Hacen como aquellos jueces que en una causa por violación culpan a la violada, porque en el día y hora de los hechos vestía una provocadora minifalda. Y olvidan –porque el mejor auxilio de las dictaduras es la desmemoria de los dictados– los aberrantes hechos que condujeron al desastre del referéndum revocatorio, origen y causa de la indignación que fuera respondida con la medida más inmediata, más irracional pero de satisfacción y efectos instantáneos, como fue desquitarse contra la misma oposición que observó, presenció y legitimó el desaguisado negándose a votar en las elecciones de diciembre de 2005 por sus candidatos. Por cierto: un mecanismo de rechazo a los propios representantes que se ha hecho presente en todos los casos en que el fascismo se ha hecho del poder. Hitler arrasó en sus primeras elecciones luego de su asalto al poder en gran medida por el asco que comunistas y socialistas causaran ante sus seguidores, por causa de la obsecuencia, la complicidad y la estupidez con que (no) enfrentaran al caporal austríaco.

 

 

Viví desde mi puesto de miembro de la Comisión Política de la Coordinadora Democrática la sistemática e irreversible claudicación de la dirigencia política de la oposición ante los abusos con que Chávez convirtió una consulta que con un solo voto por encima de los que él obtuviera para ser electo lo obligaba a dejar el poder, en un referéndum absolutamente ajeno a la circunstancia, fue nariceando a nuestro “liderazgo” –el mismo de hoy, por cierto– para que aceptara correr la fecha de esa consulta hasta imponer un giro en la caprichosa e inconsciente voluntad popular, nacionalizó cientos de miles, si no millones de extranjeros, repartió cédulas a destajo, le entregó a los cubanos la ingeniería de las misiones, cohechó con millones y millones de dólares a la pobresía, abultó el REP hasta límites estratosféricos, automatizó el proceso para manejar los resultados a destajo, impidió luego toda verificación de actas y resultados desconociendo olímpicamente acuerdos firmados, esperó hasta el amanecer y en contra de todos los resultados con que contábamos en la Coordinado Democrática –encuestas a boca de urna de radioemisoras, medios, empresas–, un 60 a 40 a nuestro favor, terminó venciéndonos por esa misma diferencia.
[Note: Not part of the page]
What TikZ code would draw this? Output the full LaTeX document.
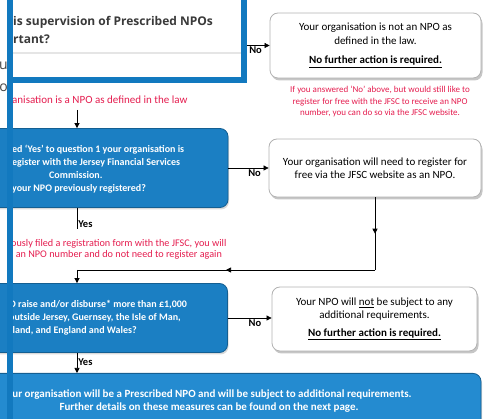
\documentclass[tikz,border=0pt]{standalone}
\usepackage{fontspec}
\setmainfont{Carlito}
\newfontfamily\popfont{Open Sans}
\usetikzlibrary{arrows.meta, positioning, shadows, decorations.markings}

\definecolor{boxblue}{RGB}{27,127,195}
\definecolor{lowblue}{RGB}{36,139,208}
\definecolor{barblue}{RGB}{18,121,191}
\definecolor{notered}{RGB}{228,28,78}
\definecolor{popgrey}{RGB}{58,58,58}
\definecolor{fraggrey}{RGB}{70,70,70}

\tikzset{
  qbox/.style={rectangle, rounded corners=8pt, fill=boxblue, draw=boxblue!75!black, line width=0.8pt,
    drop shadow={opacity=0.3, shadow xshift=1pt, shadow yshift=-2pt}},
  abox/.style={rectangle, rounded corners=8pt, fill=white, draw=gray!60, line width=0.8pt,
    drop shadow={opacity=0.45, shadow xshift=1.5pt, shadow yshift=-2.5pt},
    align=center, font=\fontsize{11}{13.5}\selectfont},
  qtext/.style={text=white, font=\bfseries\fontsize{10}{13}\selectfont, inner sep=0pt},
  note/.style={text=notered, inner sep=0pt},
  frag/.style={text=fraggrey, font=\popfont\fontsize{14}{16}\selectfont, inner sep=0pt},
  flow/.style={-{Triangle[length=5pt,width=5pt]}, line width=0.7pt},
  flowmid/.style={line width=0.7pt, postaction={decorate},
    decoration={markings, mark=at position 0.5 with {\arrow{Triangle[length=5pt,width=5pt]}}}},
  lbl/.style={font=\bfseries\fontsize{10.5}{11}\selectfont, inner sep=1pt},
}

\begin{document}
\begin{tikzpicture}[x=1pt, y=-1pt]
\useasboundingbox (0,0) rectangle (488,419);
\clip (0,0) rectangle (488,419);

% page text showing beside the frame
\node[frag, anchor=east] (f1) at (8,66) {u};
\node[frag, anchor=east] (f2) at (8,88) {o};
\node[frag, anchor=east] (f3) at (10,143) {au};
\node[frag, anchor=east] (f4) at (10,164) {r i};
\node[frag, anchor=east] (f5) at (10,184) {er};

% questions
\node[qbox, minimum width=302pt, minimum height=79pt] (q2) at (77,168) {};
\node[qbox, minimum width=301pt, minimum height=69pt] (q3) at (77,318) {};
\node[qbox, fill=lowblue, minimum width=550pt, minimum height=80pt, anchor=north] (q4) at (206,373) {};

\node[qtext, align=left, anchor=north west] (q2t) at (12,145)
  {ed ‘Yes’ to question 1 your organisation is\\
   egister with the Jersey Financial Services\\
   \hspace*{37pt}Commission.\\
   your NPO previously registered?};
\node[qtext, align=left, anchor=north west] (q3t) at (9,300)
  {O raise and/or disburse* more than £1,000\\
   outside Jersey, Guernsey, the Isle of Man,\\
   tland, and England and Wales?};
\node[qtext, align=center, font=\bfseries\fontsize{11}{12.5}\selectfont] (q4t) at (212,401)
  {ur organisation will be a Prescribed NPO and will be subject to additional requirements.\\
   \hspace*{-6pt}Further details on these measures can be found on the next page.};

% answers
\node[abox, minimum width=211pt, minimum height=65pt] (r1) at (375.5,45.5)
  {Your organisation is not an NPO as\\defined in the law.\\[6pt]
   \underline{\textbf{No further action is required.}}};
\node[abox, minimum width=212pt, minimum height=58pt] (r2) at (375,168)
  {Your organisation will need to register for\\free via the JFSC website as an NPO.};
\node[abox, minimum width=205pt, minimum height=64pt] (r3) at (374.5,319)
  {Your NPO will \underline{not} be subject to any\\additional requirements.\\[4pt]
   \underline{\textbf{No further action is required.}}};

% notes
\node[note, align=center, font=\fontsize{9}{11.5}\selectfont] (n1) at (380,101.5)
  {If you answered ‘No’ above, but would still like to\\
   register for free with the JFSC to receive an NPO\\
   number, you can do so via the JFSC website.};
\node[note, anchor=west, font=\fontsize{11}{12}\selectfont] (n2) at (12,100)
  {anisation is a NPO as defined in the law};
\node[note, align=left, anchor=north west, font=\fontsize{10.2}{11.5}\selectfont] (n3) at (11,239)
  {ously filed a registration form with the JFSC, you will\\
   l an NPO number and do not need to register again};

% connectors
\coordinate (q1e) at (247,45.5);
\coordinate (c0) at (77,110);
\coordinate (y1) at (77,229);
\coordinate (j2) at (77,270);

\draw[flow] (q1e) -- (r1.west) node[lbl, below, pos=0.38] {No};
\draw[flow] (c0) -- (q2.north);
\draw[flow] (q2.east) -- (q2.east -| r2.west) node[lbl, below, pos=0.65] {No};
\draw[line width=0.7pt] (q2.south) -- (y1) node[lbl, anchor=west, pos=0.75] {Yes};
\draw[flowmid] (r2.south) -- (r2.south |- j2) coordinate (j1);
\draw[flowmid] (j1) -- (j2);
\draw[flow] (j2) -- (q3.north);
\draw[flow] (q3.east) -- (q3.east -| r3.west) node[lbl, below, pos=0.62] {No};
\draw[flow] (q3.south) -- (q3.south |- q4.north) node[lbl, anchor=west, pos=0.45] {Yes};

% popup frame on top
\draw[barblue, line width=6pt, fill=white] (10,-10) rectangle (244,80);
\draw[gray!20, line width=2pt] (13,53) -- (241,53);
\node[text=popgrey, font=\popfont\bfseries\fontsize{12}{17.5}\selectfont, align=left,
  anchor=north west, inner sep=0pt] (pq) at (13,16.5)
  {is supervision of Prescribed NPOs\\rtant?};
\fill[barblue] (7,0) rectangle (13,419);
\end{tikzpicture}
\end{document}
Comunicada al país en horas de la madrugada, cuando todo el mundo dormía convencido de que el espanto que le esperaba a Venezuela si se imponía el proyecto dictatorial y totalitario del régimen se imponía. Desde esa noche, esa y todas las elecciones habidas en el país han sido esencial, estructural, sistemáticamente fraudulentas. Por angas o por mangas. Con la condición de la ignorancia suprema –por estupidez o conveniencia– de quienes se muestran más que dispuestos a poner sus manos al fuego por su pulcritud. Entre ellos nuestros antiabstencionistas de marras.

 

 

Un conocido y tradicional líder de la izquierda marxista y renovada del país, que aún se niega a reconocer el talante dictatorial del régimen, me dio a los pocos días la clave para entender la apatía, la connivencia e incluso la abierta o subliminal complicidad de cierto liderazgo opositor con el régimen que había hecho posible la violación del electoralismo venezolano. Ante mi escándalo por los cientos de miles de nacionalizados a la carrera, sin haber cumplido con ninguno de los requisitos de ley, me espetó con su acrimonia de siempre: “¿Y tú qué tienes en contra de que colombianos, ecuatorianos, dominicanos, peruanos que viven en Venezuela reciban el derecho de votar? ¿Y qué si se les da un cédula? Te guste o no te guste, así sean pobres y precisamente por ello, son nuestros iguales”. La ley había dejado de tener todo significado, si es que para él y su gente algún día la tuvo.

 

 

Es la causa de esta guerra asimétrica –los asaltantes, la pistola al cinto, no reconocen otra ley que la de la selva, los asaltados duermen con la Constitución de almohada, en parte y desconociendo alguno de sus artículos su única arma de defensa– que brota súbitamente, cada tantos meses, para culpar al asesinado del asesinato, al asaltado por el asalto, al burlado por la burla. Y así, este CNE del odio, de la oscuridad, del abuso y la burla no fue puesto allí por el know how del G2 y los hermanitos Castro, por Jorge Rodríguez y los herederos de asaltantes, asesinos y guerrilleros de los setenta, por la pandilla de golpistas y narcotraficantes que controlan el poder, sino por unos desaprensivos ciudadanos que un día dijeron basta y se quedaron en sus casas.

 

 

Son los chivos expiatorios. Y lo serán hasta que desde el fondo de la amargura y la indignación nacional se alcen los auténticos herederos de la generación del 28, si es que existen, y corten por lo sano. ¿Será posible? Dice el refranero: la esperanza es lo último que se pierde.